Stanislas Dehaene : La conscience en laboratoire

Comprendre la nature et les mécanismes de la conscience est devenu l'un des objectifs des neurosciences. Mais comment la définissent-elles ? Comment l'étudient-elles expérimentalement ? Les réponses de Stanislas Dehaene, directeur de l'Unité de neuroimagerie cognitive ISERM-CEA, titulaire de la chaire de Psychologie cognitive expérimentale au Collège de France, et auteur, entre autres, des Neurones de la lecture (Odile Jacob, 2007) et de la Bosse des maths (Odile Jacob, 2e éd, 2010).

En évoquant le terme de conscience, de quoi parle-t-on ?
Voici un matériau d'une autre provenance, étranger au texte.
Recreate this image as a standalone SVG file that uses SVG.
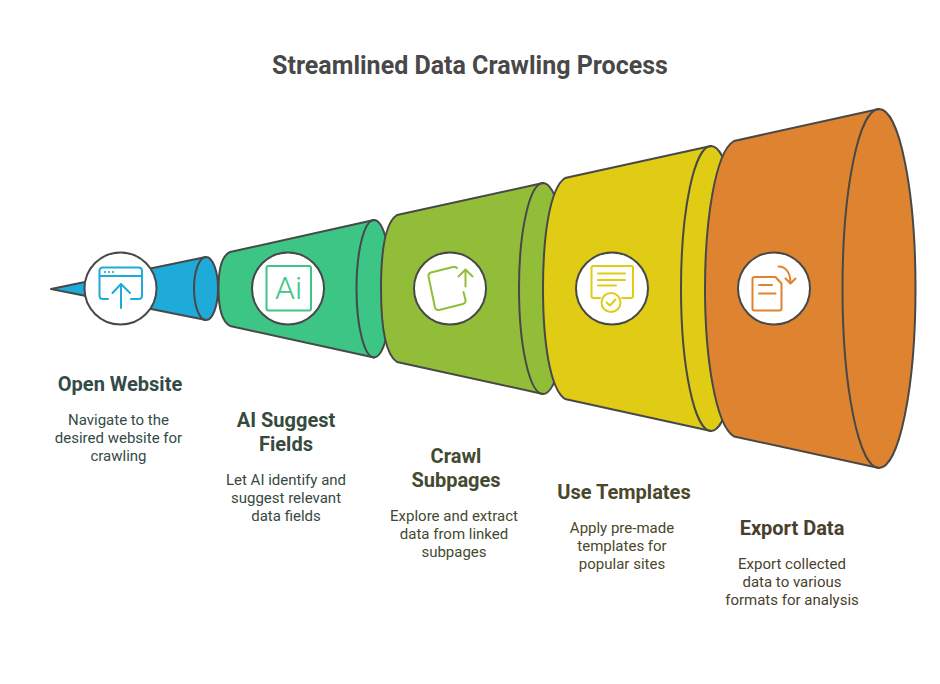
<svg xmlns="http://www.w3.org/2000/svg" width="940" height="684" viewBox="0 0 940 684">
<style>
text{font-family:Roboto,"Liberation Sans",sans-serif;text-anchor:middle}
.t{font-size:25px;font-weight:700;fill:#484848}
.h{font-size:20px;font-weight:700}
.d{font-size:15px}
.s{stroke:#484848;stroke-width:2;stroke-linejoin:round;stroke-linecap:round}
.e{fill:none}
.c{fill:#fff;stroke:#484848;stroke-width:2}
.i{fill:none;stroke-width:2;stroke-linecap:round;stroke-linejoin:round}
</style>
<rect width="940" height="684" fill="#fff"/>
<text class="t" x="470" y="74">Streamlined Data Crawling Process</text>
<g id="cones">
<g id="cone-1">
<path class="s" fill="#1eabda" d="M51 289L206 257A12 31.500 0 0 1 206 320Z"/>
<path class="s e" d="M206 257A12 31.500 0 0 0 206 320"/>
</g>
<g id="cone-2">
<path class="s" fill="#3dc585" d="M218.500 288.500C218.500 270 221 256 230 252L374 220A17.500 68.700 0 0 1 374 357.400L230 326C221 321 218.500 307 218.500 288.500Z"/>
<path class="s e" d="M374 220A17.500 68.700 0 0 0 374 357.400"/>
</g>
<g id="cone-3">
<path class="s" fill="#92bd39" d="M381 288.500C381 250 386 222 397 215L543 183A24 105.500 0 0 1 543 394L397 362C386 355 381 327 381 288.500Z"/>
<path class="s e" d="M543 183A24 105.500 0 0 0 543 394"/>
</g>
<g id="cone-4">
<path class="s" fill="#e0cb15" d="M543 288.500C543 235 550 188 565 178L711 146A30 142.500 0 0 1 711 431L565 399C550 389 543 342 543 288.500Z"/>
<path class="s e" d="M711 146A30 142.500 0 0 0 711 431"/>
</g>
<g id="cone-5">
<path class="s" fill="#de8431" d="M705 288.500C705 222 715 152 734 141L879 109A36.500 179.500 0 0 1 879 468L734 436.500C715 425 705 355 705 288.500Z"/>
<path class="s e" d="M879 109A36.500 179.500 0 0 0 879 468"/>
</g>
</g>
<g id="node-1">
<circle class="c" cx="120.500" cy="288.500" r="36"/>
<g class="i" stroke="#1eabda">
<path d="M108 299H103Q99.500 299 99.500 295.500V271Q99.500 267.500 103 267.500H138.500Q142 267.500 142 271V295.500Q142 299 138.500 299H131"/>
<path d="M99.500 276H142M121 284V308M112.500 293L121 284L130 293"/>
<path d="M105 272H105.200M109 272H109.200M113 272H113.200"/>
</g>
</g>
<g id="node-2">
<circle class="c" cx="288" cy="288.500" r="36"/>
<rect class="i" x="266.500" y="266" width="44.500" height="44.500" rx="2" stroke="#3dc585"/>
<text x="288.500" y="299" font-size="32" font-weight="300" fill="#3dc585">Ai</text>
</g>
<g id="node-3">
<circle class="c" cx="450" cy="288.500" r="36"/>
<g class="i" stroke="#92bd39">
<path d="M457 268L456 267.500Q455 266.500 453 267L431 272.500Q428 273.500 428.500 276.500L435 307.500Q436 310.500 439 310L463 304Q466 303 465.500 300L463.500 292"/>
<path d="M465.500 286.500V270M458.500 276.500L465.500 269.500L472.500 276.500"/>
</g>
</g>
<g id="node-4">
<circle class="c" cx="612" cy="288.500" r="36"/>
<g class="i" stroke="#e0cb15">
<path d="M600 298H593.500Q591.500 298 591.500 296V268Q591.500 266 593.500 266H631Q633 266 633 268V296Q633 298 631 298H622"/>
<path d="M598 273.500H625M598 280H625M598 285.500H616"/>
<circle cx="611" cy="302.500" r="9.500"/>
<path d="M606.500 302.500L610 305.500L615.500 299.500"/>
</g>
</g>
<g id="node-5">
<circle class="c" cx="774" cy="288.500" r="36"/>
<g class="i" stroke="#de8431">
<path d="M754.500 277H775.500L781.500 283.500V308.500Q781.500 310.500 779.500 310.500H754.500Q752.500 310.500 752.500 308.500V279Q752.500 277 754.500 277Z"/>
<path d="M759 285H772M759 293.500H775.500"/>
<path d="M778.500 266.500C786 266.500 790.500 273 790.500 283M785.500 278.500L790.500 283.500L795.500 278.500"/>
</g>
</g>
<g id="label-1" fill="#344a47">
<text class="h" x="120" y="391">Open Website</text>
<text class="d" x="118.500" y="425">Navigate to the</text>
<text class="d" x="118.500" y="443">desired website for</text>
<text class="d" x="118.500" y="461">crawling</text>
</g>
<g id="label-2" fill="#364a3e">
<text class="h" x="286" y="427">AI Suggest</text>
<text class="h" x="286" y="451">Fields</text>
<text class="d" x="286" y="485">Let AI identify and</text>
<text class="d" x="286" y="503">suggest relevant</text>
<text class="d" x="286" y="521">data fields</text>
</g>
<g id="label-3" fill="#434a2f">
<text class="h" x="456" y="463">Crawl</text>
<text class="h" x="456" y="487">Subpages</text>
<text class="d" x="454" y="521">Explore and extract</text>
<text class="d" x="454" y="539">data from linked</text>
<text class="d" x="454" y="557">subpages</text>
</g>
<g id="label-4" fill="#4a472a">
<text class="h" x="624" y="499">Use Templates</text>
<text class="d" x="622" y="533">Apply pre-made</text>
<text class="d" x="622" y="551">templates for</text>
<text class="d" x="622" y="569">popular sites</text>
</g>
<g id="label-5" fill="#4a3f2c">
<text class="h" x="792" y="535">Export Data</text>
<text class="d" x="792" y="569">Export collected</text>
<text class="d" x="792" y="587">data to various</text>
<text class="d" x="792" y="605">formats for analysis</text>
</g>
</svg>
Il recouvre plusieurs significations. Tout le monde partage des intuitions sur la conscience, par exemple qu’elle disparaît quand on s’endort, quand on est anesthésié. Ou que l’on peut ne pas avoir conscience d’une information : si on perçoit un mot rapidement, qu’on n’a pas le temps de le voir, on n’en prend pas conscience. Un accord interindividuel est ainsi possible autour du concept de conscience, et c’est très important. En effet, certains philosophes ont dit qu’on ne pourrait jamais interroger la conscience parce qu’il s’agissait d’un concept privé. Ce concept de conscience est privé et subjectif, c’est vrai. Néanmoins, dans la mesure où l’on peut trouver des situations pour lesquelles tout le monde s’accorde, on peut mettre en place des procédés d’expérimentation.
La conscience renvoie en premier lieu à la notion de vigilance : celui qu’on utilise pour dire que le patient a ou non perdu conscience. Mais conscience de quoi, on ne le dit pas, le mot étant intransitif. En ce sens, la conscience varie continuellement, depuis le coma le plus profond jusqu’à la veille, l’état de vigilance maximale.
Le deuxième sens du mot conscience désigne la conscience d’accès, avec un aspect transitif, c’est-à-dire quand on a conscience d’une information, d’un objet particulier : il faut alors préciser le contenu de ce dont on a conscience. A un instant donné, je suis éveillé, donc vigilant, mais je n’ai pas conscience de tous les éléments qui m’entourent. Pour avoir conscience d’un objet, il faut que j’en prenne conscience. Très souvent, l’attention précède la conscience : je prête attention à la chaise qui est en face de moi, cela me permet d’en prendre conscience. La différence entre écouter de la musique et l’entendre illustre la distinction entre percevoir et apercevoir. On peut avoir un traitement perceptif sans en être conscient : c’est le cas quand on entend la musique en étant concentré sur autre chose. Quelqu’un pourrait couper le son sans qu’on s’en aperçoive. Mais si on oriente son attention vers la musique, on finit par « l’apercevoir », par l’écouter. On a alors un accès conscient à l’information. Ceci permet d’introduire une division entre le conscient et le non-conscient. A un instant donné, très peu d’informations sont accessibles consciemment, tandis qu’énormément d’informations sont traitées de façon non-consciente.
Il est important de distinguer deux autres états : le subliminal et le pré-conscient. Tous deux font partie du non-conscient, un domaine immense. Les informations préconscientes sont des informations qui auraient pu être conscientes si j’avais orienté mon attention sur elles. C’est le cas de la musique audible : elle est diffusée à un volume suffisant pour être entendue, mais elle ne l’est pas forcément. Une information subliminale, en revanche, par sa nature même, ne peut pas être consciente, parce qu’elle est interrompue, trop brève, incomplète. C’est le cas des images subliminales qui sont flashées trop vite pour que le sujet puisse en prendre conscience. Le subliminal est donc en dessous du seuil de conscience. Ainsi, le sujet a besoin d’un minimum de temps pour percevoir de manière consciente une information. Il faut par conséquent dissocier les concepts d’attention et de conscience. Même si le sujet est informé qu’une image va être flashée et qu’il focalise toute son attention sur elle, il n’en a pas conscience si elle n’est pas affichée un minimum de temps pour être perceptible.